WHAT TO PRODUCE:
Repeat every line exactly, keeping the pictures out of the copy.

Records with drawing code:

** Start **

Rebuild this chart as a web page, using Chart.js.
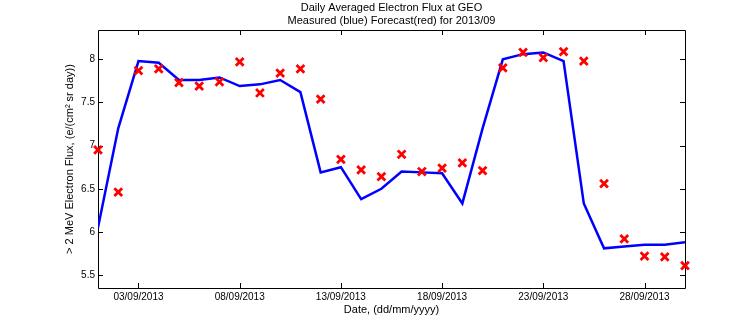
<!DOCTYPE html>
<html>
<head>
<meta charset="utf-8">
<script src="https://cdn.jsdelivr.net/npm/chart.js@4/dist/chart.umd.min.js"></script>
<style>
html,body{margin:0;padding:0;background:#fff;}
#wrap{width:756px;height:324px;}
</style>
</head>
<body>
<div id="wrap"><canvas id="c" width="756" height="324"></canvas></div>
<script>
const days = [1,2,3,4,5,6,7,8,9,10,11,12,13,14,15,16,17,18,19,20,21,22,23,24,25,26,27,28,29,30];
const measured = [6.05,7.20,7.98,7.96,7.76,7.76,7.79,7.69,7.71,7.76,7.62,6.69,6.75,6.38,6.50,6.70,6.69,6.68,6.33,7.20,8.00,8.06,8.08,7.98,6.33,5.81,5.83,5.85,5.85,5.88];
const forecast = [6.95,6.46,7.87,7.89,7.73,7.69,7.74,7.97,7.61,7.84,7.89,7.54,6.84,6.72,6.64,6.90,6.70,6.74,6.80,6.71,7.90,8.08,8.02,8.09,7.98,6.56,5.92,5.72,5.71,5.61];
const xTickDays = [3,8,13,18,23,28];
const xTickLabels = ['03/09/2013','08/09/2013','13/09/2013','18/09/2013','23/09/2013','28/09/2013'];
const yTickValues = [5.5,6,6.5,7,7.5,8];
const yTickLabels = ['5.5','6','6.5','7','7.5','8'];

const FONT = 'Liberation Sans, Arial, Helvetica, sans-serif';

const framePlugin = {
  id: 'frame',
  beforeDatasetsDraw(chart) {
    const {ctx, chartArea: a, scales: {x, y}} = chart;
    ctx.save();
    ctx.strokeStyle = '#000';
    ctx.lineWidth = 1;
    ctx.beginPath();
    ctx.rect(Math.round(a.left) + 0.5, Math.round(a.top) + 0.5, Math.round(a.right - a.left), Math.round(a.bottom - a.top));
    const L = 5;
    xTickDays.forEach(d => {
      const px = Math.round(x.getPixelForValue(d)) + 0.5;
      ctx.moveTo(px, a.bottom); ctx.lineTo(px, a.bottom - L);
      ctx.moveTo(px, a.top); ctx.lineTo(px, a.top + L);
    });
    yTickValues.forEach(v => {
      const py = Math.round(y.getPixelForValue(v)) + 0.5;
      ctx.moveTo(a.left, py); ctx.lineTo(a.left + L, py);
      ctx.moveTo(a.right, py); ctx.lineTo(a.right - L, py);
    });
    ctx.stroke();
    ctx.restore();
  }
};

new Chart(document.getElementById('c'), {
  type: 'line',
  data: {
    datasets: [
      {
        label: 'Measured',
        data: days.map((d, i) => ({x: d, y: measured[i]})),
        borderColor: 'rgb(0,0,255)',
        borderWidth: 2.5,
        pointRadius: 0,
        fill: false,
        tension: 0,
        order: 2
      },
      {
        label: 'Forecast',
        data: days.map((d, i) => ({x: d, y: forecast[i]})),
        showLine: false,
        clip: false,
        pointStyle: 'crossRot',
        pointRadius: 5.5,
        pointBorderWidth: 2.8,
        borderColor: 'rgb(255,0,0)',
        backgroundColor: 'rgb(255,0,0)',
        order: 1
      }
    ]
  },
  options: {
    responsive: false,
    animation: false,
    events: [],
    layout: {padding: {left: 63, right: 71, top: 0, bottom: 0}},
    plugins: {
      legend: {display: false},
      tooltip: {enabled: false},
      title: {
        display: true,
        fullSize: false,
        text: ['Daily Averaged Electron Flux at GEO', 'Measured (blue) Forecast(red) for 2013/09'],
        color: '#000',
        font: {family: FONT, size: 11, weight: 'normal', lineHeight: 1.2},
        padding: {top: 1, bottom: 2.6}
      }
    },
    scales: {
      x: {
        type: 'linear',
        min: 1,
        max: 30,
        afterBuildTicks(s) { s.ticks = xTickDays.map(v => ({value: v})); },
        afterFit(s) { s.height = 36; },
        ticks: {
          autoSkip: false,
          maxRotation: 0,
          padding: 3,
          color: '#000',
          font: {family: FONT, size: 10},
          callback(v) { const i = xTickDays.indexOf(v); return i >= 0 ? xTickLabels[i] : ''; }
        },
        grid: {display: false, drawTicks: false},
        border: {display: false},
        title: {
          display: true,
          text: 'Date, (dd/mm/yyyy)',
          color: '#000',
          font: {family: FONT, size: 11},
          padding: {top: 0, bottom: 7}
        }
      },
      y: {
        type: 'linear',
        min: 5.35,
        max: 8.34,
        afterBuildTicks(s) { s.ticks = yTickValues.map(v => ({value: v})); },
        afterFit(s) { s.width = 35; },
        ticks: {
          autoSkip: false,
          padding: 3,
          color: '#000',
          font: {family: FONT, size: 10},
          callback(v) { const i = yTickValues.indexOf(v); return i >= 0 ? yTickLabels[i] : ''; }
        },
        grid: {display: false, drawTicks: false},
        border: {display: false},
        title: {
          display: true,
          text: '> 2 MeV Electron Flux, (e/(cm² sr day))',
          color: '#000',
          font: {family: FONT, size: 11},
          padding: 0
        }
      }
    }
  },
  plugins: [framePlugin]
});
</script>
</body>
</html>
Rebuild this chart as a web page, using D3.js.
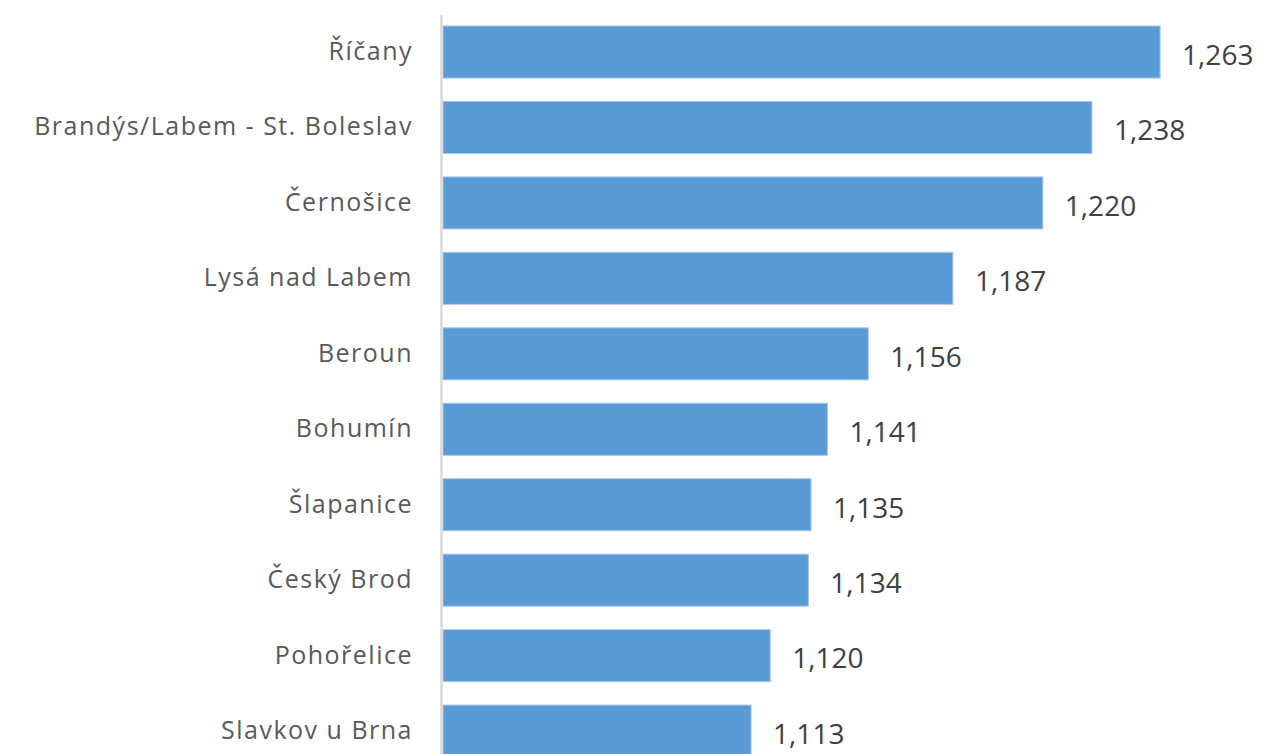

** End **

OUTPUT FOR THIS EXERCISE:
Rebuild this chart as a web page, using Chart.js.
<!DOCTYPE html>
<html>
<head>
<meta charset="utf-8">
<script src="https://cdn.jsdelivr.net/npm/chart.js@4/dist/chart.umd.min.js"></script>
<style>
html,body{margin:0;padding:0;background:#fff;}
#wrap{width:756px;height:324px;}
</style>
</head>
<body>
<div id="wrap"><canvas id="c" width="756" height="324"></canvas></div>
<script>
const days = [1,2,3,4,5,6,7,8,9,10,11,12,13,14,15,16,17,18,19,20,21,22,23,24,25,26,27,28,29,30];
const measured = [6.05,7.20,7.98,7.96,7.76,7.76,7.79,7.69,7.71,7.76,7.62,6.69,6.75,6.38,6.50,6.70,6.69,6.68,6.33,7.20,8.00,8.06,8.08,7.98,6.33,5.81,5.83,5.85,5.85,5.88];
const forecast = [6.95,6.46,7.87,7.89,7.73,7.69,7.74,7.97,7.61,7.84,7.89,7.54,6.84,6.72,6.64,6.90,6.70,6.74,6.80,6.71,7.90,8.08,8.02,8.09,7.98,6.56,5.92,5.72,5.71,5.61];
const xTickDays = [3,8,13,18,23,28];
const xTickLabels = ['03/09/2013','08/09/2013','13/09/2013','18/09/2013','23/09/2013','28/09/2013'];
const yTickValues = [5.5,6,6.5,7,7.5,8];
const yTickLabels = ['5.5','6','6.5','7','7.5','8'];

const FONT = 'Liberation Sans, Arial, Helvetica, sans-serif';

const framePlugin = {
  id: 'frame',
  beforeDatasetsDraw(chart) {
    const {ctx, chartArea: a, scales: {x, y}} = chart;
    ctx.save();
    ctx.strokeStyle = '#000';
    ctx.lineWidth = 1;
    ctx.beginPath();
    ctx.rect(Math.round(a.left) + 0.5, Math.round(a.top) + 0.5, Math.round(a.right - a.left), Math.round(a.bottom - a.top));
    const L = 5;
    xTickDays.forEach(d => {
      const px = Math.round(x.getPixelForValue(d)) + 0.5;
      ctx.moveTo(px, a.bottom); ctx.lineTo(px, a.bottom - L);
      ctx.moveTo(px, a.top); ctx.lineTo(px, a.top + L);
    });
    yTickValues.forEach(v => {
      const py = Math.round(y.getPixelForValue(v)) + 0.5;
      ctx.moveTo(a.left, py); ctx.lineTo(a.left + L, py);
      ctx.moveTo(a.right, py); ctx.lineTo(a.right - L, py);
    });
    ctx.stroke();
    ctx.restore();
  }
};

new Chart(document.getElementById('c'), {
  type: 'line',
  data: {
    datasets: [
      {
        label: 'Measured',
        data: days.map((d, i) => ({x: d, y: measured[i]})),
        borderColor: 'rgb(0,0,255)',
        borderWidth: 2.5,
        pointRadius: 0,
        fill: false,
        tension: 0,
        order: 2
      },
      {
        label: 'Forecast',
        data: days.map((d, i) => ({x: d, y: forecast[i]})),
        showLine: false,
        clip: false,
        pointStyle: 'crossRot',
        pointRadius: 5.5,
        pointBorderWidth: 2.8,
        borderColor: 'rgb(255,0,0)',
        backgroundColor: 'rgb(255,0,0)',
        order: 1
      }
    ]
  },
  options: {
    responsive: false,
    animation: false,
    events: [],
    layout: {padding: {left: 63, right: 71, top: 0, bottom: 0}},
    plugins: {
      legend: {display: false},
      tooltip: {enabled: false},
      title: {
        display: true,
        fullSize: false,
        text: ['Daily Averaged Electron Flux at GEO', 'Measured (blue) Forecast(red) for 2013/09'],
        color: '#000',
        font: {family: FONT, size: 11, weight: 'normal', lineHeight: 1.2},
        padding: {top: 1, bottom: 2.6}
      }
    },
    scales: {
      x: {
        type: 'linear',
        min: 1,
        max: 30,
        afterBuildTicks(s) { s.ticks = xTickDays.map(v => ({value: v})); },
        afterFit(s) { s.height = 36; },
        ticks: {
          autoSkip: false,
          maxRotation: 0,
          padding: 3,
          color: '#000',
          font: {family: FONT, size: 10},
          callback(v) { const i = xTickDays.indexOf(v); return i >= 0 ? xTickLabels[i] : ''; }
        },
        grid: {display: false, drawTicks: false},
        border: {display: false},
        title: {
          display: true,
          text: 'Date, (dd/mm/yyyy)',
          color: '#000',
          font: {family: FONT, size: 11},
          padding: {top: 0, bottom: 7}
        }
      },
      y: {
        type: 'linear',
        min: 5.35,
        max: 8.34,
        afterBuildTicks(s) { s.ticks = yTickValues.map(v => ({value: v})); },
        afterFit(s) { s.width = 35; },
        ticks: {
          autoSkip: false,
          padding: 3,
          color: '#000',
          font: {family: FONT, size: 10},
          callback(v) { const i = yTickValues.indexOf(v); return i >= 0 ? yTickLabels[i] : ''; }
        },
        grid: {display: false, drawTicks: false},
        border: {display: false},
        title: {
          display: true,
          text: '> 2 MeV Electron Flux, (e/(cm² sr day))',
          color: '#000',
          font: {family: FONT, size: 11},
          padding: 0
        }
      }
    }
  },
  plugins: [framePlugin]
});
</script>
</body>
</html>
Rebuild this chart as a web page, using D3.js.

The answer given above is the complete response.